Goal
Indicate only the number of lines in the listing below in which the word "that" appears.

Dataset records
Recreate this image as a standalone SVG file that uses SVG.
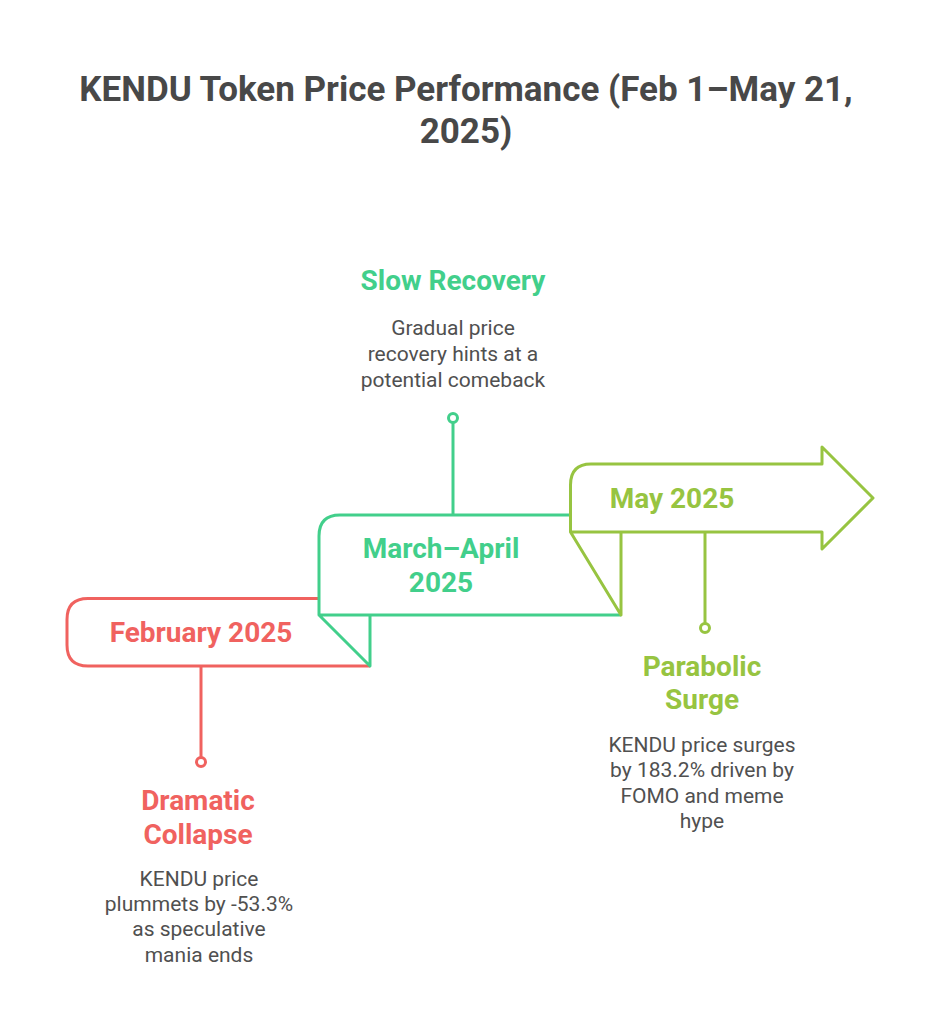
<svg xmlns="http://www.w3.org/2000/svg" width="940" height="1035" viewBox="0 0 940 1035">
<style>
text{font-family:Roboto,"Liberation Sans",sans-serif;text-anchor:middle}
.t{font-size:35px;font-weight:700;fill:#484848}
.h{font-size:28px;font-weight:700}
.b{font-size:21px}
.s{fill:none;stroke-width:3;stroke-linejoin:round}
.red{stroke:#f0625f}.grn{stroke:#42cf8b}.lim{stroke:#97c441}
.r text.h{fill:#f0625f}.g text.h{fill:#42cf8b}.l text.h{fill:#97c441}
text.b{fill:#505050}
</style>
<rect width="940" height="1035" fill="#ffffff"/>
<g id="title"><text class="t" x="466" y="101">KENDU Token Price Performance (Feb 1–May 21,</text><text class="t" x="466" y="143">2025)</text></g>
<g id="connectors">
<path class="s red" d="M201 666V757"/>
<path class="s grn" d="M453 515V423"/>
<path class="s lim" d="M705 532V623"/>
</g>
<g id="feb" class="r">
<path class="s red" d="M319 598.5H88Q67 598.5 67 619.5V645Q67 666 88 666H370"/>
<text class="h" x="201" y="642">February 2025</text>
<circle class="s red" cx="201" cy="762" r="4.5"/>
<text class="h" x="198" y="810">Dramatic</text><text class="h" x="198" y="843.5">Collapse</text>
<text class="b" x="199" y="886">KENDU price</text><text class="b" x="199" y="911">plummets by -53.3%</text><text class="b" x="199" y="936">as speculative</text><text class="b" x="199" y="962">mania ends</text>
</g>
<g id="mar" class="g">
<path class="s grn" d="M570 515H340Q319 515 319 536V615H621M319 615L370 666V615"/>
<text class="h" x="441" y="558">March–April</text><text class="h" x="441" y="592">2025</text>
<circle class="s grn" cx="453" cy="418" r="4.5"/>
<text class="h" x="453" y="289.5">Slow Recovery</text>
<text class="b" x="453" y="335">Gradual price</text><text class="b" x="453" y="361">recovery hints at a</text><text class="b" x="453" y="387">potential comeback</text>
</g>
<g id="may" class="l">
<path class="s lim" d="M570.5 532V485Q570.5 464 591 464H822V447L873 498L822 549V532H570.5L621 615V532"/>
<text class="h" x="672" y="507.5">May 2025</text>
<circle class="s lim" cx="705" cy="628" r="4.5"/>
<text class="h" x="702" y="675.5">Parabolic</text><text class="h" x="702" y="708.5">Surge</text>
<text class="b" x="702" y="752">KENDU price surges</text><text class="b" x="702" y="777">by 183.2% driven by</text><text class="b" x="702" y="803">FOMO and meme</text><text class="b" x="702" y="828">hype</text>
</g>
</svg>
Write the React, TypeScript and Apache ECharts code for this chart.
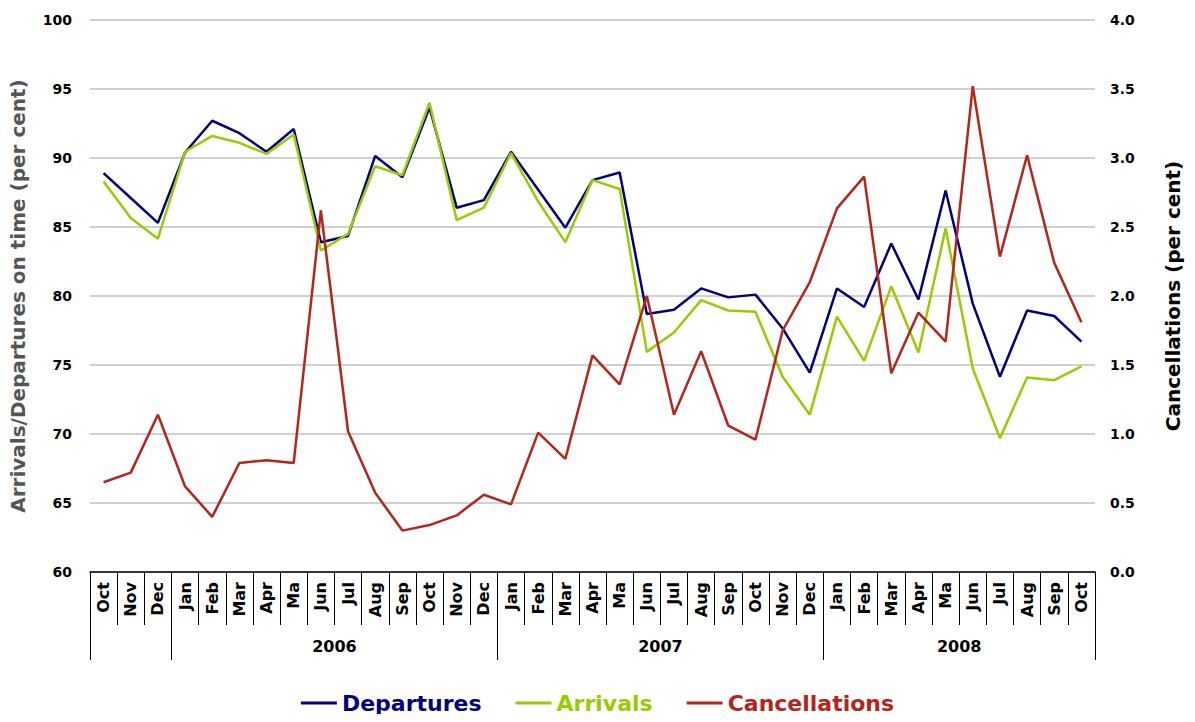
import React, { useEffect, useRef } from "react";
import * as echarts from "echarts";

const months = [
  "Oct", "Nov", "Dec",
  "Jan", "Feb", "Mar", "Apr", "Ma", "Jun", "Jul", "Aug", "Sep", "Oct", "Nov", "Dec",
  "Jan", "Feb", "Mar", "Apr", "Ma", "Jun", "Jul", "Aug", "Sep", "Oct", "Nov", "Dec",
  "Jan", "Feb", "Mar", "Apr", "Ma", "Jun", "Jul", "Aug", "Sep", "Oct",
];
const years = [
  "2005", "2005", "2005",
  "2006", "2006", "2006", "2006", "2006", "2006", "2006", "2006", "2006", "2006", "2006", "2006",
  "2007", "2007", "2007", "2007", "2007", "2007", "2007", "2007", "2007", "2007", "2007", "2007",
  "2008", "2008", "2008", "2008", "2008", "2008", "2008", "2008", "2008", "2008",
];
const labelledYears = ["2006", "2007", "2008"];

const departures = [
  88.9, 87.1, 85.3,
  90.4, 92.7, 91.8, 90.45, 92.1, 83.9, 84.35, 90.15, 88.6, 93.65, 86.4, 86.95,
  90.45, 87.7, 84.95, 88.4, 88.95, 78.7, 79.0, 80.55, 79.9, 80.1, 77.65, 74.45,
  80.55, 79.2, 83.8, 79.75, 87.65, 79.45, 74.15, 78.95, 78.55, 76.7,
];
const arrivals = [
  88.3, 85.65, 84.15,
  90.45, 91.6, 91.1, 90.3, 91.7, 83.3, 84.5, 89.4, 88.75, 94.0, 85.5, 86.4,
  90.35, 86.85, 83.9, 88.4, 87.75, 75.95, 77.35, 79.7, 78.95, 78.85, 74.15, 71.4,
  78.5, 75.3, 80.7, 75.9, 84.9, 74.75, 69.7, 74.1, 73.9, 74.9,
];
const cancellations = [
  0.65, 0.72, 1.14,
  0.62, 0.4, 0.79, 0.81, 0.79, 2.62, 1.02, 0.575, 0.3, 0.34, 0.41, 0.56,
  0.49, 1.01, 0.82, 1.57, 1.36, 2.0, 1.14, 1.6, 1.06, 0.96, 1.75, 2.1,
  2.635, 2.865, 1.44, 1.88, 1.67, 3.52, 2.285, 3.02, 2.24, 1.81,
];

const seriesNames = ["Departures", "Arrivals", "Cancellations"];
const seriesColors = ["#000080", "#99cc00", "#b7241b"];

const FONT = "DejaVu Sans";

export default function App() {
  const ref = useRef<HTMLDivElement>(null);

  useEffect(() => {
    if (!ref.current) return;
    const chart = echarts.init(ref.current, null, { renderer: "svg" });

    // year group boundaries and centres from the category list
    const boundaries: number[] = [0];
    for (let i = 1; i < years.length; i++) {
      if (years[i] !== years[i - 1]) boundaries.push(i);
    }
    boundaries.push(years.length);
    const centres: number[] = [];
    const centreLabel: Record<string, string> = {};
    for (let b = 0; b < boundaries.length - 1; b++) {
      const y = years[boundaries[b]];
      if (labelledYears.indexOf(y) >= 0) {
        const c = (boundaries[b] + boundaries[b + 1]) / 2;
        centres.push(c);
        centreLabel[String(c)] = y;
      }
    }

    const dataSets = [departures, arrivals, cancellations];

    chart.setOption({
      animation: false,
      backgroundColor: "#ffffff",
      textStyle: { fontFamily: FONT },
      grid: { left: 90, right: 100, top: 20, bottom: 150, containLabel: false },
      legend: {
        top: 686,
        left: "center",
        itemWidth: 36,
        itemHeight: 3,
        itemGap: 34,
        icon: "rect",
        data: seriesNames.map((n, i) => ({
          name: n,
          textStyle: {
            color: seriesColors[i],
            fontWeight: "bold",
            fontSize: 22,
            lineHeight: 24,
            fontFamily: FONT,
          },
        })),
      },
      xAxis: [
        {
          type: "category",
          data: months,
          boundaryGap: true,
          position: "bottom",
          axisLine: { show: true, lineStyle: { color: "#000", width: 1.5 } },
          axisTick: {
            show: true,
            interval: 0,
            length: 53,
            lineStyle: { color: "#000", width: 1 },
          },
          axisLabel: {
            interval: 0,
            rotate: 90,
            margin: 10,
            color: "#000",
            fontWeight: "bold",
            fontSize: 16,
            fontFamily: FONT,
          },
          splitLine: { show: false },
        },
        {
          type: "value",
          min: 0,
          max: months.length,
          position: "bottom",
          axisLine: { show: false },
          axisTick: {
            show: true,
            customValues: boundaries,
            length: 88,
            lineStyle: { color: "#000", width: 1 },
          },
          axisLabel: {
            customValues: centres,
            margin: 66,
            color: "#000",
            fontWeight: "bold",
            fontSize: 16,
            fontFamily: FONT,
            formatter: (v: number) => centreLabel[String(v)] || "",
          },
          splitLine: { show: false },
        },
      ],
      yAxis: [
        {
          type: "value",
          min: 60,
          max: 100,
          interval: 5,
          position: "left",
          name: "Arrivals/Departures on time (per cent)",
          nameLocation: "middle",
          nameGap: 62,
          nameTextStyle: {
            color: "#555555",
            fontWeight: "bold",
            fontSize: 20,
            fontFamily: FONT,
          },
          axisLine: { show: false },
          axisTick: { show: false },
          axisLabel: {
            margin: 18,
            color: "#000",
            fontWeight: "bold",
            fontSize: 14,
            fontFamily: FONT,
          },
          splitLine: { show: true, lineStyle: { color: "#c0c0c0", width: 1.5 } },
        },
        {
          type: "value",
          min: 0,
          max: 4,
          interval: 0.5,
          position: "right",
          name: "Cancellations (per cent)",
          nameLocation: "middle",
          nameGap: 68,
          nameTextStyle: {
            color: "#000",
            fontWeight: "bold",
            fontSize: 20,
            fontFamily: FONT,
          },
          axisLine: { show: false },
          axisTick: { show: false },
          axisLabel: {
            margin: 15,
            color: "#000",
            fontWeight: "bold",
            fontSize: 14,
            fontFamily: FONT,
            formatter: (v: number) => v.toFixed(1),
          },
          splitLine: { show: false },
        },
      ],
      series: seriesNames.map((n, i) => ({
        name: n,
        type: "line",
        xAxisIndex: 0,
        yAxisIndex: i === 2 ? 1 : 0,
        data: dataSets[i],
        symbol: "none",
        lineStyle: { color: seriesColors[i], width: 2.5 },
        itemStyle: { color: seriesColors[i] },
      })),
    });

    return () => chart.dispose();
  }, []);

  return <div ref={ref} style={{ width: 1195, height: 722, margin: -8 }} />;
}
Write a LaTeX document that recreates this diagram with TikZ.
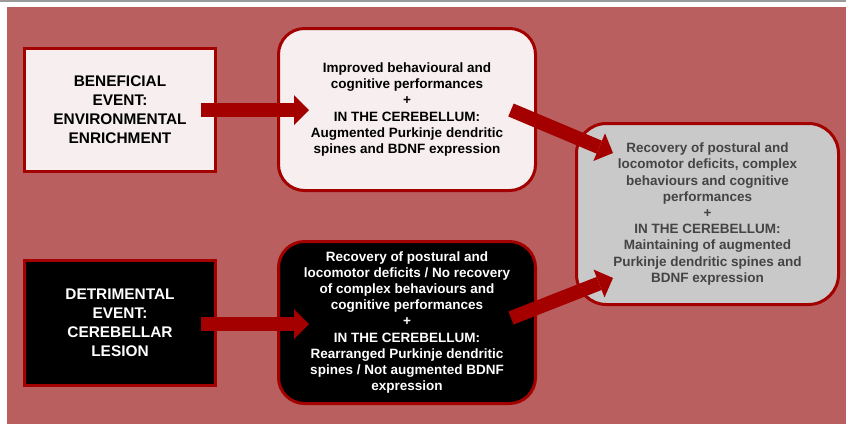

Finished exercise
2